DATA EXCERPT:
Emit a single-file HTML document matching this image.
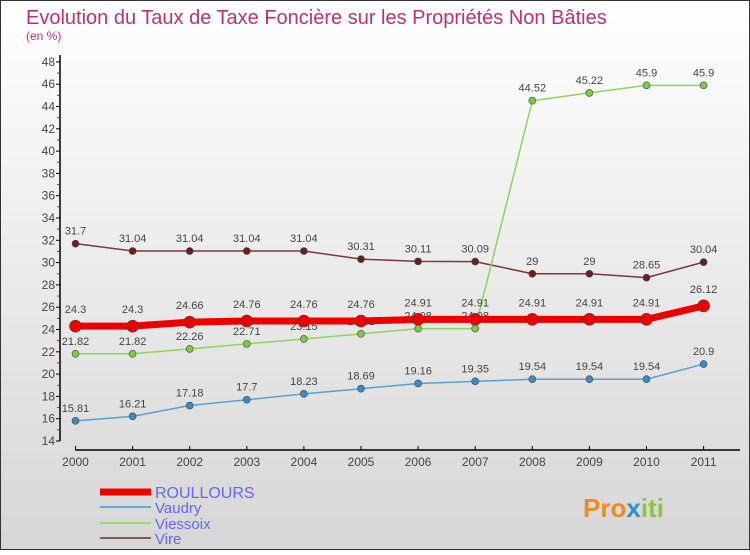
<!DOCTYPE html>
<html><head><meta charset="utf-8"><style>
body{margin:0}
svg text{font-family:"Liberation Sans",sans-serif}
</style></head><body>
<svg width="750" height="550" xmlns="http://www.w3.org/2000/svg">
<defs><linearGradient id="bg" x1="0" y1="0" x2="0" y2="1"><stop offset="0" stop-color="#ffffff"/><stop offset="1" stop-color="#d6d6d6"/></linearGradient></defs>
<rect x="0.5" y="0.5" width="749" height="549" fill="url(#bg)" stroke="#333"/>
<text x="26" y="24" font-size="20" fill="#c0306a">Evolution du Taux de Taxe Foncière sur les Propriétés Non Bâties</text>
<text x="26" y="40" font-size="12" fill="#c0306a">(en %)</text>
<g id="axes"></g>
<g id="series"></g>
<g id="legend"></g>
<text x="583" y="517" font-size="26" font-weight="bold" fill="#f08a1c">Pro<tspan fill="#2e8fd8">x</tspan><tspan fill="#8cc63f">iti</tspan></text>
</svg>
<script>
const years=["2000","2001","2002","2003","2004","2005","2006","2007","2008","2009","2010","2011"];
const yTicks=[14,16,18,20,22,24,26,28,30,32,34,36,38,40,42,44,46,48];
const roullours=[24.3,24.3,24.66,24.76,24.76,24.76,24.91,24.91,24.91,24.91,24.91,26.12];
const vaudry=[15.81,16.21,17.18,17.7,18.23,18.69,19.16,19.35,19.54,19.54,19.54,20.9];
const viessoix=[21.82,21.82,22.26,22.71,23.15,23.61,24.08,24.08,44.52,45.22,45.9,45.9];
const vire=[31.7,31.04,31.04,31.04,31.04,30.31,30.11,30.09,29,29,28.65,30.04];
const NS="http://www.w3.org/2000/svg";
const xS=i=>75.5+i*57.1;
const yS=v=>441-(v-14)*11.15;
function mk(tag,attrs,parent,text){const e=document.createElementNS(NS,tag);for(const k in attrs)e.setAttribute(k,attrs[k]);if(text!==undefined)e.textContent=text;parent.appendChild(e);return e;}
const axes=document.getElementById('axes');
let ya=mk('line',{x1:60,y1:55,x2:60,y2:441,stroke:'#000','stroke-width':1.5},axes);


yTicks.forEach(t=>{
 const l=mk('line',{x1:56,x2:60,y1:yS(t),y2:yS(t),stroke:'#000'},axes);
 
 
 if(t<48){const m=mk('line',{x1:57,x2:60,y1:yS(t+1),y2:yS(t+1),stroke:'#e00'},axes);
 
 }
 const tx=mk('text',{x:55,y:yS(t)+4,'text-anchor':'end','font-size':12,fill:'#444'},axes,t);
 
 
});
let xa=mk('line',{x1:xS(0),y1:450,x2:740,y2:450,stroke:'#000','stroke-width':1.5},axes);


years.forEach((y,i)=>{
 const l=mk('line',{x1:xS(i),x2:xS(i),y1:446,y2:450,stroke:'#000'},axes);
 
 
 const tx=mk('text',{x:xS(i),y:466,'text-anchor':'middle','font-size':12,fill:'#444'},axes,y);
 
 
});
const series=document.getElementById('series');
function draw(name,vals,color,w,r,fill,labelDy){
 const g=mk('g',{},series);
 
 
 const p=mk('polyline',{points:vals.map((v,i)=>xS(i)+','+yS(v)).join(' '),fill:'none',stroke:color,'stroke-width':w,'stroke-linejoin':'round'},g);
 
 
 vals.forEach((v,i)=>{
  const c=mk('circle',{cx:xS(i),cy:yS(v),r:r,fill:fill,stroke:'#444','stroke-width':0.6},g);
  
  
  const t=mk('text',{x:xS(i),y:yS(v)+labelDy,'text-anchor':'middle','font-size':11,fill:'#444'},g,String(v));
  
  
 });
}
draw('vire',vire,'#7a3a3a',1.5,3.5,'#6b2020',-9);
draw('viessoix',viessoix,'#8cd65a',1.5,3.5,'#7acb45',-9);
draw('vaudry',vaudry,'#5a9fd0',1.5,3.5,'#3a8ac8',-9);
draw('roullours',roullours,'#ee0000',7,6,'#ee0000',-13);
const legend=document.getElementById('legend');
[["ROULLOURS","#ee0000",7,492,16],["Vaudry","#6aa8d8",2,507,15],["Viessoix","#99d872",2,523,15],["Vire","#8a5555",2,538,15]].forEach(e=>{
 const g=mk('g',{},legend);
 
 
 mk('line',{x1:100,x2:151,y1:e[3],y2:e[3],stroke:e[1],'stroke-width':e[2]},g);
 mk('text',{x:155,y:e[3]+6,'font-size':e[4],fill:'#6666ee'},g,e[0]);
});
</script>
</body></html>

WHAT TO WORK ON: Quote in full the listing given above; the images are to be left out.

SOLUTION TO THIS PROBLEM:
Emit a single-file HTML document matching this image.
<!DOCTYPE html>
<html><head><meta charset="utf-8"><style>
body{margin:0}
svg text{font-family:"Liberation Sans",sans-serif}
</style></head><body>
<svg width="750" height="550" xmlns="http://www.w3.org/2000/svg">
<defs><linearGradient id="bg" x1="0" y1="0" x2="0" y2="1"><stop offset="0" stop-color="#ffffff"/><stop offset="1" stop-color="#d6d6d6"/></linearGradient></defs>
<rect x="0.5" y="0.5" width="749" height="549" fill="url(#bg)" stroke="#333"/>
<text x="26" y="24" font-size="20" fill="#c0306a">Evolution du Taux de Taxe Foncière sur les Propriétés Non Bâties</text>
<text x="26" y="40" font-size="12" fill="#c0306a">(en %)</text>
<g id="axes"></g>
<g id="series"></g>
<g id="legend"></g>
<text x="583" y="517" font-size="26" font-weight="bold" fill="#f08a1c">Pro<tspan fill="#2e8fd8">x</tspan><tspan fill="#8cc63f">iti</tspan></text>
</svg>
<script>
const years=["2000","2001","2002","2003","2004","2005","2006","2007","2008","2009","2010","2011"];
const yTicks=[14,16,18,20,22,24,26,28,30,32,34,36,38,40,42,44,46,48];
const roullours=[24.3,24.3,24.66,24.76,24.76,24.76,24.91,24.91,24.91,24.91,24.91,26.12];
const vaudry=[15.81,16.21,17.18,17.7,18.23,18.69,19.16,19.35,19.54,19.54,19.54,20.9];
const viessoix=[21.82,21.82,22.26,22.71,23.15,23.61,24.08,24.08,44.52,45.22,45.9,45.9];
const vire=[31.7,31.04,31.04,31.04,31.04,30.31,30.11,30.09,29,29,28.65,30.04];
const NS="http://www.w3.org/2000/svg";
const xS=i=>75.5+i*57.1;
const yS=v=>441-(v-14)*11.15;
function mk(tag,attrs,parent,text){const e=document.createElementNS(NS,tag);for(const k in attrs)e.setAttribute(k,attrs[k]);if(text!==undefined)e.textContent=text;parent.appendChild(e);return e;}
const axes=document.getElementById('axes');
let ya=mk('line',{x1:60,y1:55,x2:60,y2:441,stroke:'#000','stroke-width':1.5},axes);


yTicks.forEach(t=>{
 const l=mk('line',{x1:56,x2:60,y1:yS(t),y2:yS(t),stroke:'#000'},axes);
 
 
 if(t<48){const m=mk('line',{x1:57,x2:60,y1:yS(t+1),y2:yS(t+1),stroke:'#e00'},axes);
 
 }
 const tx=mk('text',{x:55,y:yS(t)+4,'text-anchor':'end','font-size':12,fill:'#444'},axes,t);
 
 
});
let xa=mk('line',{x1:xS(0),y1:450,x2:740,y2:450,stroke:'#000','stroke-width':1.5},axes);


years.forEach((y,i)=>{
 const l=mk('line',{x1:xS(i),x2:xS(i),y1:446,y2:450,stroke:'#000'},axes);
 
 
 const tx=mk('text',{x:xS(i),y:466,'text-anchor':'middle','font-size':12,fill:'#444'},axes,y);
 
 
});
const series=document.getElementById('series');
function draw(name,vals,color,w,r,fill,labelDy){
 const g=mk('g',{},series);
 
 
 const p=mk('polyline',{points:vals.map((v,i)=>xS(i)+','+yS(v)).join(' '),fill:'none',stroke:color,'stroke-width':w,'stroke-linejoin':'round'},g);
 
 
 vals.forEach((v,i)=>{
  const c=mk('circle',{cx:xS(i),cy:yS(v),r:r,fill:fill,stroke:'#444','stroke-width':0.6},g);
  
  
  const t=mk('text',{x:xS(i),y:yS(v)+labelDy,'text-anchor':'middle','font-size':11,fill:'#444'},g,String(v));
  
  
 });
}
draw('vire',vire,'#7a3a3a',1.5,3.5,'#6b2020',-9);
draw('viessoix',viessoix,'#8cd65a',1.5,3.5,'#7acb45',-9);
draw('vaudry',vaudry,'#5a9fd0',1.5,3.5,'#3a8ac8',-9);
draw('roullours',roullours,'#ee0000',7,6,'#ee0000',-13);
const legend=document.getElementById('legend');
[["ROULLOURS","#ee0000",7,492,16],["Vaudry","#6aa8d8",2,507,15],["Viessoix","#99d872",2,523,15],["Vire","#8a5555",2,538,15]].forEach(e=>{
 const g=mk('g',{},legend);
 
 
 mk('line',{x1:100,x2:151,y1:e[3],y2:e[3],stroke:e[1],'stroke-width':e[2]},g);
 mk('text',{x:155,y:e[3]+6,'font-size':e[4],fill:'#6666ee'},g,e[0]);
});
</script>
</body></html>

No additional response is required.